National Institute for Literacy
 

[EnglishLanguage 2019] Re: Students as Sources; Vocabulary Development in ESL

Anne R Connors arconn at juno.com
Sun Dec 16 07:27:11 EST 2007


I pair my students to read. They help each other with pronunciation,
vocabulary, and comprehension. It also helps them with community. I
pair them with someone different each time they read. Sometimes, I put
a low reader in English with one from the same country who reads better.
That way, one student can explain text in the first language. Other
times I put people who have different languages together and
conversations will start (in English) about the content. After being
paired with different people, the entire class knows each others' names,
where they live, how many children they have etc. I meant to ask them
this week, how they felt about reading aloud and forgot. BUT, I didn't
ask them to read aloud to each other this week and I noticed they grouped
themselves and read aloud and helped each other.

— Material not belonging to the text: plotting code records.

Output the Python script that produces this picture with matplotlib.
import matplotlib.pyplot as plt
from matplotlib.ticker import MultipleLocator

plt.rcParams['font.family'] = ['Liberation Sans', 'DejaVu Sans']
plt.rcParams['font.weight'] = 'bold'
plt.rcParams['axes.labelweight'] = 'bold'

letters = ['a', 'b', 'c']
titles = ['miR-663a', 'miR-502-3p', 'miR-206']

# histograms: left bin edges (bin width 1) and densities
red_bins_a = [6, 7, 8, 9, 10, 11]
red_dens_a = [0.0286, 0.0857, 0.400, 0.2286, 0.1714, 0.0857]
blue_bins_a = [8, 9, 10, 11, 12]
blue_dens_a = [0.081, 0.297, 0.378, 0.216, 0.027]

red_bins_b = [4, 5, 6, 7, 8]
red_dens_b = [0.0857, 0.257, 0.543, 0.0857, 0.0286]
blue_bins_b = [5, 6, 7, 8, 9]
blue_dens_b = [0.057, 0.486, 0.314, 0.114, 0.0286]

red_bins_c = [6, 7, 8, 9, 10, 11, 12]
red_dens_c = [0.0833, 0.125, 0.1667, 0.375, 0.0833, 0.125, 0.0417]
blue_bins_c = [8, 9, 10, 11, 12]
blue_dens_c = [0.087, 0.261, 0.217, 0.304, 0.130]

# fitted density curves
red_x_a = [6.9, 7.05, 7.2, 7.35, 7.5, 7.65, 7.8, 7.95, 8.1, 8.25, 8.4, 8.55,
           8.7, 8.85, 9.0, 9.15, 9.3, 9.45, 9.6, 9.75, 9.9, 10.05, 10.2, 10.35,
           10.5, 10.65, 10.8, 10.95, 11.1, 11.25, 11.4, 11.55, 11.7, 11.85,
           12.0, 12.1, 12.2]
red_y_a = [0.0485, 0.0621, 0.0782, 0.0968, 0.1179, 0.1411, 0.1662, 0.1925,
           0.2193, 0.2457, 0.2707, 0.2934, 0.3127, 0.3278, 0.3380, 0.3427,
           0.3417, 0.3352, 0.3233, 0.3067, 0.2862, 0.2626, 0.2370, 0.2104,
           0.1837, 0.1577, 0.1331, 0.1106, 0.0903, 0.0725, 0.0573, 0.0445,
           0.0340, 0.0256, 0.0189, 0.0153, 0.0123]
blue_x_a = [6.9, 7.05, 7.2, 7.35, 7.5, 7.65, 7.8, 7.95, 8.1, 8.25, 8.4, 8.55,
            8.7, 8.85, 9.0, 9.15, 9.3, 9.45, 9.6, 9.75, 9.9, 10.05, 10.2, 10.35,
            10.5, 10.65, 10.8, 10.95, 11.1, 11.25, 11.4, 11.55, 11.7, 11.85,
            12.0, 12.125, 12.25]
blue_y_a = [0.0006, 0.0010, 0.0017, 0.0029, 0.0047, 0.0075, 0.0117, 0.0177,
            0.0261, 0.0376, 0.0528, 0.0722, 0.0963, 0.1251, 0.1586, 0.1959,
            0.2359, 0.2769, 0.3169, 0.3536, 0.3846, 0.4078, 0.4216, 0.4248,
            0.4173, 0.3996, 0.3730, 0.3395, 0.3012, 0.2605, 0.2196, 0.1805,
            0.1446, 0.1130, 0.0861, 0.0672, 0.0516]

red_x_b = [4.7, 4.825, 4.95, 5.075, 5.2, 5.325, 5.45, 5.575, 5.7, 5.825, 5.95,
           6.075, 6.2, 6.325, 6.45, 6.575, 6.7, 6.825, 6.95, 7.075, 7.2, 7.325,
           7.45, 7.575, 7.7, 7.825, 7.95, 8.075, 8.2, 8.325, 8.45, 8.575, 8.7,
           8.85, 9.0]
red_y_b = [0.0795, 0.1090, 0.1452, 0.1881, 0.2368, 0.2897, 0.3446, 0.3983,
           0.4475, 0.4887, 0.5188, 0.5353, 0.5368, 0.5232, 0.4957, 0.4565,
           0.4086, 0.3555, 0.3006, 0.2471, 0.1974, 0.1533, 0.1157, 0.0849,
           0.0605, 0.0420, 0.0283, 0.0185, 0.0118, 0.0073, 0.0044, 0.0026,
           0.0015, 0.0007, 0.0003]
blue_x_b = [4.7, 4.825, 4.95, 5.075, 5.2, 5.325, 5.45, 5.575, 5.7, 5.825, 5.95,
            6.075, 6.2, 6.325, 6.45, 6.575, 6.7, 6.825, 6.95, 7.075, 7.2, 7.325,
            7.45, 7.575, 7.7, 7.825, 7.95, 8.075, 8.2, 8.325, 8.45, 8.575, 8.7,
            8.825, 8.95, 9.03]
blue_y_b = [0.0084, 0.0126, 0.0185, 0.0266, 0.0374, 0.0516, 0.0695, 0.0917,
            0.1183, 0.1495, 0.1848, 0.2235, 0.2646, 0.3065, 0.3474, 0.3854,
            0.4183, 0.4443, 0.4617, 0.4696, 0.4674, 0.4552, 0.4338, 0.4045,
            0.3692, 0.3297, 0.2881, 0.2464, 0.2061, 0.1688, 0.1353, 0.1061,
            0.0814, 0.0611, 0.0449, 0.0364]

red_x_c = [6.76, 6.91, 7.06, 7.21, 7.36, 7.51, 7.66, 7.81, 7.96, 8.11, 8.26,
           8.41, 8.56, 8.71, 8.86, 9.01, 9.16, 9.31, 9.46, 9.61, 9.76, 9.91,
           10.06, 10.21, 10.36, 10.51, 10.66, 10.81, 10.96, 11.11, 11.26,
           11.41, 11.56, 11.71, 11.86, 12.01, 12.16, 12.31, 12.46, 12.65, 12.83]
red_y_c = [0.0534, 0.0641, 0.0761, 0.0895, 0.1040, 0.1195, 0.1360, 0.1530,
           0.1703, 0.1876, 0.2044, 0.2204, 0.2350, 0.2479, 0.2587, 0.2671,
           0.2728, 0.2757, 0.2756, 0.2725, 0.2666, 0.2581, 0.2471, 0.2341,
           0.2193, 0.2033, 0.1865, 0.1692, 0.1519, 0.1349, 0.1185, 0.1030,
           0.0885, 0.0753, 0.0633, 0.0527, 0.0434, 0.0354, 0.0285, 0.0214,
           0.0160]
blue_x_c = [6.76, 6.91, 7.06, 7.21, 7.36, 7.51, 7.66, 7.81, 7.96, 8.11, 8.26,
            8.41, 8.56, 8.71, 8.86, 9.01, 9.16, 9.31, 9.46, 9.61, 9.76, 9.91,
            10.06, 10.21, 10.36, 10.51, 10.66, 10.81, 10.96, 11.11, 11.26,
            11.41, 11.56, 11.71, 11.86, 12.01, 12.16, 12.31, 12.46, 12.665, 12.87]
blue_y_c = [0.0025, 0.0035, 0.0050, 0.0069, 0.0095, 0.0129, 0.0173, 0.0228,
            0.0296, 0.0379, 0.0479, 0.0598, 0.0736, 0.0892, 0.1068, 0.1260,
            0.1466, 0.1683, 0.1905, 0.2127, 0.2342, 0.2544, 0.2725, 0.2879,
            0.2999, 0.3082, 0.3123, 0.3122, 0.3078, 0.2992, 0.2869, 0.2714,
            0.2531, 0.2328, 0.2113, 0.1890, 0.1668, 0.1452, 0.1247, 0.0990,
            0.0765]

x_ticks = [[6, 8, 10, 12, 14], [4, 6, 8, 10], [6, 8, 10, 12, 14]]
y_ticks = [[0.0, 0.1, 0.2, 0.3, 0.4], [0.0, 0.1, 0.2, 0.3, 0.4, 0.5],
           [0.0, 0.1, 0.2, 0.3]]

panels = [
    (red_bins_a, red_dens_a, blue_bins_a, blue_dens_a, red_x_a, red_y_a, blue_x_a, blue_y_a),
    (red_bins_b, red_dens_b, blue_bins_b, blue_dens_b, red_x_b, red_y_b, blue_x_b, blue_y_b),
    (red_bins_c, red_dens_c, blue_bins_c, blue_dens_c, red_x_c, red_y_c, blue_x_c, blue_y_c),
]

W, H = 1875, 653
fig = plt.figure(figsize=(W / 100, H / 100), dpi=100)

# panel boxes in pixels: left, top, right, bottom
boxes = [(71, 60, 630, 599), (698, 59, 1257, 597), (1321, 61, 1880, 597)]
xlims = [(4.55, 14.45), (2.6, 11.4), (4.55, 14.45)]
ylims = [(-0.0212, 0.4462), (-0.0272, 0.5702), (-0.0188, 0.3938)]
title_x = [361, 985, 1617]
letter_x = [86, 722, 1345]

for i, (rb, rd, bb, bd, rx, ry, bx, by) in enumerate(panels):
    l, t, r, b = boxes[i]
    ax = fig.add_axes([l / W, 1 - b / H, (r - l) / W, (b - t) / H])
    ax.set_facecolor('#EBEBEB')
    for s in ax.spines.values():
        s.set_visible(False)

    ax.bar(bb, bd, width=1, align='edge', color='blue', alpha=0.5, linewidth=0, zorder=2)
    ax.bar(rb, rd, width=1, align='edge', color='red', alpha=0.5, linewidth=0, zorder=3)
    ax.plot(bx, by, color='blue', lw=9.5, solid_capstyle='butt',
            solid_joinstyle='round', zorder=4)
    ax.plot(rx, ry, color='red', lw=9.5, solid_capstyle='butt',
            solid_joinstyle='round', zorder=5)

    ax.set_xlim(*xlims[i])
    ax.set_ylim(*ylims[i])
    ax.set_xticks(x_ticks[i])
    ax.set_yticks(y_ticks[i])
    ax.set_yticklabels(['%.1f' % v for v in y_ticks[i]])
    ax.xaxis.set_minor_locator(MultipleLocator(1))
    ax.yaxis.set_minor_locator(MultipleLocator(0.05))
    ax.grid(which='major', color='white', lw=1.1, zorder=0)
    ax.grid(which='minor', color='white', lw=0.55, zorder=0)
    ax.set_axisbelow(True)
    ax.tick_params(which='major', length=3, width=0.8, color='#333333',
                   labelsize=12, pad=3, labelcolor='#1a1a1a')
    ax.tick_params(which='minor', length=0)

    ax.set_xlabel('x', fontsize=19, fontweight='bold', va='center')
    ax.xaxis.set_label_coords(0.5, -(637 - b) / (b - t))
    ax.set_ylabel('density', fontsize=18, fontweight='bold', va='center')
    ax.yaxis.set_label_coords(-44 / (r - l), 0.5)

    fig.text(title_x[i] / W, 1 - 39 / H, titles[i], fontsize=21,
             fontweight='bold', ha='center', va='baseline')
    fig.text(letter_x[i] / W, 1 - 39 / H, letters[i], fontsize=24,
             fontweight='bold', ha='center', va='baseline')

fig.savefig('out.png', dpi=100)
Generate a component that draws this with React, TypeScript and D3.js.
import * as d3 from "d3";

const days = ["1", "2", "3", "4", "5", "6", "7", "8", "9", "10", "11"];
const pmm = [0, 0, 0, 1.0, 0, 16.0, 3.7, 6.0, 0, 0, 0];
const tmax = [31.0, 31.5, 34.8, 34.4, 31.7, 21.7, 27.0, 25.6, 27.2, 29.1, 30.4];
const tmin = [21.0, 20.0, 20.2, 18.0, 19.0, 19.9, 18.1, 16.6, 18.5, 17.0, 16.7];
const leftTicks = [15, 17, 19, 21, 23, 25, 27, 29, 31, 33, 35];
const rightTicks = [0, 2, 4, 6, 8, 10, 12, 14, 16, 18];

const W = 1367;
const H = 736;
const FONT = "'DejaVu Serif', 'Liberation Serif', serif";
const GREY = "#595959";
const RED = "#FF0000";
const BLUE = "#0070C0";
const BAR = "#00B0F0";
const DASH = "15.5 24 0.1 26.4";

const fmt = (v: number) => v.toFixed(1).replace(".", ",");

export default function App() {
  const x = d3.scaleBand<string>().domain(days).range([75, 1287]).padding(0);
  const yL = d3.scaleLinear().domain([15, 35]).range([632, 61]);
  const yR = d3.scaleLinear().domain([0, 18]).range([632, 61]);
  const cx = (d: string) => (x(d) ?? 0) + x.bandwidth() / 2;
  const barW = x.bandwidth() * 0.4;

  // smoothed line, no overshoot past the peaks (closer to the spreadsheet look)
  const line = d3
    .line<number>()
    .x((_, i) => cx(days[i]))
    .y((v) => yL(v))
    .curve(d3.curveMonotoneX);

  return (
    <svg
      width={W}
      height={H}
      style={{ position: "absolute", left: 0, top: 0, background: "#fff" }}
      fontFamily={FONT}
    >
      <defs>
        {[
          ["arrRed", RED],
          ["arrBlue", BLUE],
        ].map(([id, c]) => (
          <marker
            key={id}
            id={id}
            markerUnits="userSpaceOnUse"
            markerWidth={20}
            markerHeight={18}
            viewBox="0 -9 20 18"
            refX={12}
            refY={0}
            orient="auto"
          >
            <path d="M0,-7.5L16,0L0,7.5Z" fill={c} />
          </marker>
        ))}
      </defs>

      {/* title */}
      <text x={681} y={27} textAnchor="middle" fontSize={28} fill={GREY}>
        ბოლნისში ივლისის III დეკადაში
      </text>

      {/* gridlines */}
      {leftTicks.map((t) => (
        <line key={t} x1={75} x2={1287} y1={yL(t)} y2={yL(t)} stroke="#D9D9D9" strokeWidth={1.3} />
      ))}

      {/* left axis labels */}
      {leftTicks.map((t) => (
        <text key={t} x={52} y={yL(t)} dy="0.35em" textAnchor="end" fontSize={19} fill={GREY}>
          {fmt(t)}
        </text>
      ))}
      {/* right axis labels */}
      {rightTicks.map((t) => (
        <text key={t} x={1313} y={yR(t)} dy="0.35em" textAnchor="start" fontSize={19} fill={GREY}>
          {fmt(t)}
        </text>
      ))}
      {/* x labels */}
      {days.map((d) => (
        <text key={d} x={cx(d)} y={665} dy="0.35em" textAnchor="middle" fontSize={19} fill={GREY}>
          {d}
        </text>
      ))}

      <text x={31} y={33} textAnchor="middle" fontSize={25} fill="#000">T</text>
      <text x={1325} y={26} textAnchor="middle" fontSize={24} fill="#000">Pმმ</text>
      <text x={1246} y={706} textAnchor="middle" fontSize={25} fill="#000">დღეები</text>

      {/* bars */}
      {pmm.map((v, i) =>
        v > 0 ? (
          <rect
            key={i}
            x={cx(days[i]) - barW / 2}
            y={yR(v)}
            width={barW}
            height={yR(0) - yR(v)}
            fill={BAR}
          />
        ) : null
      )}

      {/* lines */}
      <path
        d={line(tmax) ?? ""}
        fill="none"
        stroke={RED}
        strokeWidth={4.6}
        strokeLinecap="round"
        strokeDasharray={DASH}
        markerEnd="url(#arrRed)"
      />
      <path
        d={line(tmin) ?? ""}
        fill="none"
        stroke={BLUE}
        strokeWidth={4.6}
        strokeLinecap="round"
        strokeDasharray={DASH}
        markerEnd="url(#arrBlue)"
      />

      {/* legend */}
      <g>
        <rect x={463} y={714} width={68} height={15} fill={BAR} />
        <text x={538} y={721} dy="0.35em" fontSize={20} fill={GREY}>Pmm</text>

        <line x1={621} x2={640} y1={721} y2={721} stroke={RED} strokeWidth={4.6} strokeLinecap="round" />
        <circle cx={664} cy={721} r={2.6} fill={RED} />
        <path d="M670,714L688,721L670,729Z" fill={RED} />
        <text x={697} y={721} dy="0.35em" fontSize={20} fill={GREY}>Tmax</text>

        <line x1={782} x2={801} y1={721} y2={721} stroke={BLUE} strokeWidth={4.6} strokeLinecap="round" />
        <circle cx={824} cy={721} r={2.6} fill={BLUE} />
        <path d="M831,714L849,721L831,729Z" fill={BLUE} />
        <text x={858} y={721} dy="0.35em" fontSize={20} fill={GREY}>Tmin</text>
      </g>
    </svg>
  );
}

I find Spanish students are more prone to act out scenarios than Asian
students, so if any reading, including dialogue, is done in front of the
class, I'll start by asking the Spanish learners. The learner knows
he/she is free to say that he doesn't wish to read or act in front of
the class. This year I had a fellow from India who loved to read almost
anything to the entire class. and would volunteer even when I hadn't
planned for any reading like that. I also have them call out BINGO
words. That is "reading in front of the class."